Otra vez. Esta mañana. En El País, creo. «Para que los niños aprendan a comer jugando» o algo así. Está en todas partes: lo han leído, escuchado o soñado esta semana o incluso hoy. Aprender jugando, ludificación, gamificación. Esta última palabra, por cierto, ha sido formada de manera tan estrambótica que deberían rodar cabezas.
A priori todo bien, dirán. Qué tiene de malo que los niños encuentren en el juego la motivación que no encuentran en el aprendizaje. Todo. Lo tiene todo de malo. Lo que se transmite sin palabras, lo que se connota, es más potente y significativo que lo que se explicita. ¿Y qué connota que aprender jugando sea mejor que aprender? Que aprender es un coñazo. Estamos mandando el mensaje a los niños (para otro día el efecto contraproducente que está teniendo lo de «niños y niñas»: han conseguido que al utilizar el neutro inclusivo ahora se piense solo en el masculino) de que el aprendizaje es como la píldora de Mary Poppins: hace falta un poco de azúcar para que aquello pase. El aprendizaje es como las coles de bruselas o como el pinchazo de la vacuna: o bien se enmascara o se mercadea para compensar.
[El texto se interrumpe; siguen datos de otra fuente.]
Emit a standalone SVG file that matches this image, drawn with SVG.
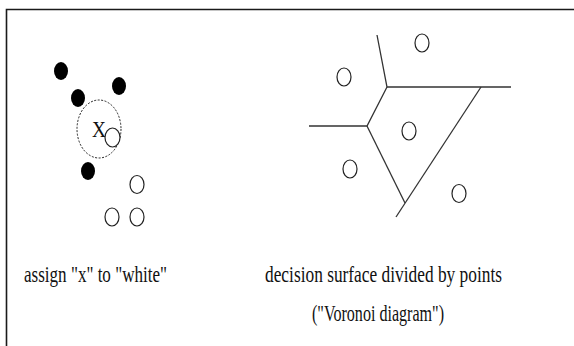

Pero yo he visto cosas que no creerían. He visto a una adolescente con la Filosofía atragantadísima pelear y pelear contra la lógica proposicional en 1.º de Bachillerato hasta sacar sobresaliente en 2.º. He visto a otro adolescente entender y disfrutar y sacar partido de Éxodo con 14 años. Éxodo: tres horas y media de Otto Preminger sobre la creación del Estado de Israel.
Hace unos años se instauró la costumbre entre los entrenadores de baloncesto de mini (6-11 años) de llevar chuches a los entrenos como incentivo. Estupendo, pensaba, pero teniendo en cuenta que jugar al baloncesto es lo más increíble que le puede pasar a un ser humano, ¿qué mensaje estamos lanzando si tenemos que recompensar su práctica? No sé, pero a mí me olería a estafa.
La labor de los profesores no es hacer más llevadero el trago, sino ayudar a descubrir que ese trago no es de jarabe sino de néctar: que el camino del conocimiento es la más alta y satisfactoria labor a la que una persona pueda aspirar. No hay que enriquecerla ni adornarla ni disfrazarla: se trata más bien de permitirle que nos muestre su luz. Bastaría, en todo caso, con no entorpecer la tendencia natural de los discentes.